The Ministry of Finance (MOF) may cancel 34 business licences this month after the companies failed to declare tax payments to the ministry after they were warned in June last year.
“Earlier this month, we submitted a report to the minister about the need to revoke these 34 licences,” said Mr Khamhack Vivanxay of the ministry’s Revenue Collection Management Division, under the Tax Department.
“We are now waiting for a recommendation or comment from the minister,” Mr Khamhack said on Wednesday.
“They are mostly mining and construction companies, both local and foreign owned. If they do not declare their tax payment, they should come and inform us of the reasons or let us know whether their business is having problems.”
“However, they have just kept quiet since the announcement,” he added.
The ministry had ordered 66 enterprises and companies to declare tax payments by July 31 last year, warning that if they failed to do so they could have their business licences revoked.
“Since the warning, only 12 companies have come forward with a declaration and report and have asked to continue their business operations,” Mr Khamhack said.
“After that we made a proposal to the Ministry of Industry and Commerce (where the licences were issued) to help with warning the remaining 54 companies via the media. However, there has been no further contact from the companies.”
The 54 businesses include the 34 that will soon have their licences revoked.
Mr Khamhack said the other 20 companies will conform to the ministry’s demands later because they fall under the responsibility of the Vientiane Industry and Commerce Department.
The department is waiting for confirmation of payment or information from the companies after the announcement was published in local newspapers recently. The warning became necessary because the companies had not declared tax payments with the ministry on a regular basis within the appropriate time in accordance with the relevant regulations and laws.

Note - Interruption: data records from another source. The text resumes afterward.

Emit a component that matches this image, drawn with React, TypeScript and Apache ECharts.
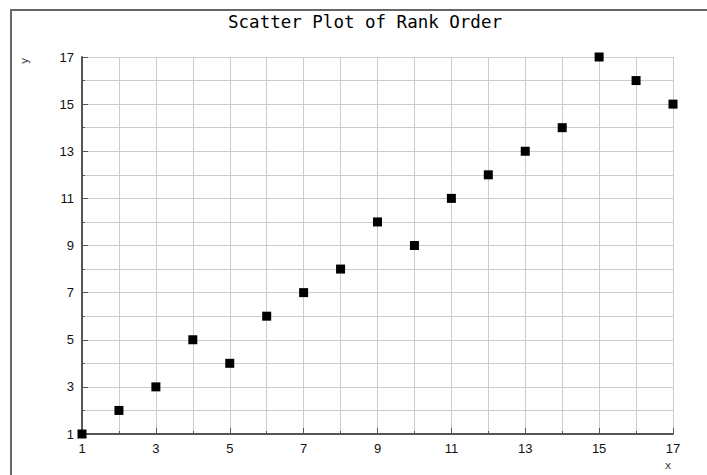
import React, { useEffect, useRef } from "react";
import * as echarts from "echarts";

const xValues = [1, 2, 3, 4, 5, 6, 7, 8, 9, 10, 11, 12, 13, 14, 15, 16, 17];
const yValues = [1, 2, 3, 5, 4, 6, 7, 8, 10, 9, 11, 12, 13, 14, 17, 16, 15];
const majorTicks = [1, 3, 5, 7, 9, 11, 13, 15, 17];
const titleText = "Scatter Plot of Rank Order";

export default function App() {
  const ref = useRef<HTMLDivElement>(null);
  useEffect(() => {
    document.body.style.margin = "0";
    if (!ref.current) return;
    const chart = echarts.init(ref.current, undefined, { renderer: "svg" });
    const labelFont = { fontFamily: "Liberation Sans", fontSize: 13, color: "#111" };
    const minorAxis = (pos: string) => ({
      type: "value",
      min: 1,
      max: 17,
      interval: 1,
      position: pos,
      axisLine: { show: true, onZero: false, lineStyle: { color: "#555", width: 2 } },
      axisTick: { show: true, inside: true, length: 3, lineStyle: { color: "#555" } },
      splitLine: { show: true, lineStyle: { color: "#cccccc", width: 1 } },
      axisLabel: {
        ...labelFont,
        margin: 8,
        showMinLabel: true,
        showMaxLabel: true,
        formatter: (v: number) => (majorTicks.includes(v) ? String(v) : ""),
      },
    });
    const majorAxis = (pos: string) => ({
      type: "value",
      min: 1,
      max: 17,
      interval: 1,
      position: pos,
      axisLine: { show: false, onZero: false },
      axisTick: { show: true, inside: true, length: 6, customValues: majorTicks, lineStyle: { color: "#555" } },
      splitLine: { show: false },
      axisLabel: { show: false },
    });
    chart.setOption({
      animation: false,
      backgroundColor: "#fff",
      grid: { left: 82, top: 57, width: 591, height: 377, containLabel: false },
      xAxis: [minorAxis("bottom"), majorAxis("bottom")],
      yAxis: [minorAxis("left"), majorAxis("left")],
      series: [
        {
          type: "scatter",
          data: xValues.map((x, i) => [x, yValues[i]]),
          symbol: "rect",
          symbolSize: 9,
          itemStyle: { color: "#000", opacity: 1 },
          z: 5,
        },
      ],
      graphic: [
        {
          type: "rect",
          shape: { x: 11, y: 10, width: 740, height: 520 },
          style: { fill: "none", stroke: "#666", lineWidth: 2 },
          silent: true,
        },
        {
          type: "text",
          x: 365,
          y: 22,
          style: {
            text: titleText,
            font: "17.5px 'DejaVu Sans Mono'",
            fill: "#000",
            textAlign: "center",
            textVerticalAlign: "middle",
          },
        },
        {
          type: "text",
          x: 24,
          y: 61,
          rotation: Math.PI / 2,
          style: {
            text: "y",
            font: "11px 'DejaVu Sans Mono'",
            fill: "#333",
            textAlign: "center",
            textVerticalAlign: "middle",
          },
        },
        {
          type: "text",
          x: 668,
          y: 465,
          style: {
            text: "x",
            font: "11px 'DejaVu Sans Mono'",
            fill: "#333",
            textAlign: "center",
            textVerticalAlign: "middle",
          },
        },
      ],
    });
    return () => chart.dispose();
  }, []);
  return <div ref={ref} style={{ width: 707, height: 475 }} />;
}
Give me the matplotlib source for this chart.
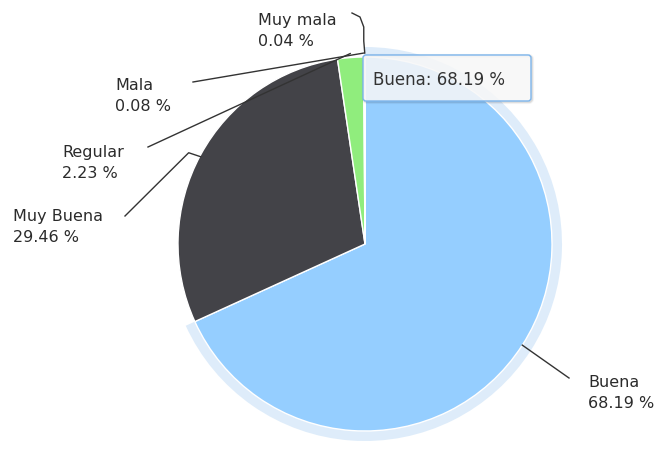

According to the Tax Department, it will issue notices ordering businesses that fail to follow these instructions to cease business operations permanently.
“This means the department will remove these companies from the list of enterprises governed by the department,” Mr Khamhack said.
Under Article 38 of the amended Tax Law, an enterprise is required to pay profit tax to the finance ministry every quarter in April, July, October and March.
According to the department, there are currently more than 500 enterprises under the management of the Tax Department.
These businesses have generated significant revenue for the state budget, but many of them have been reported as having avoided paying taxes.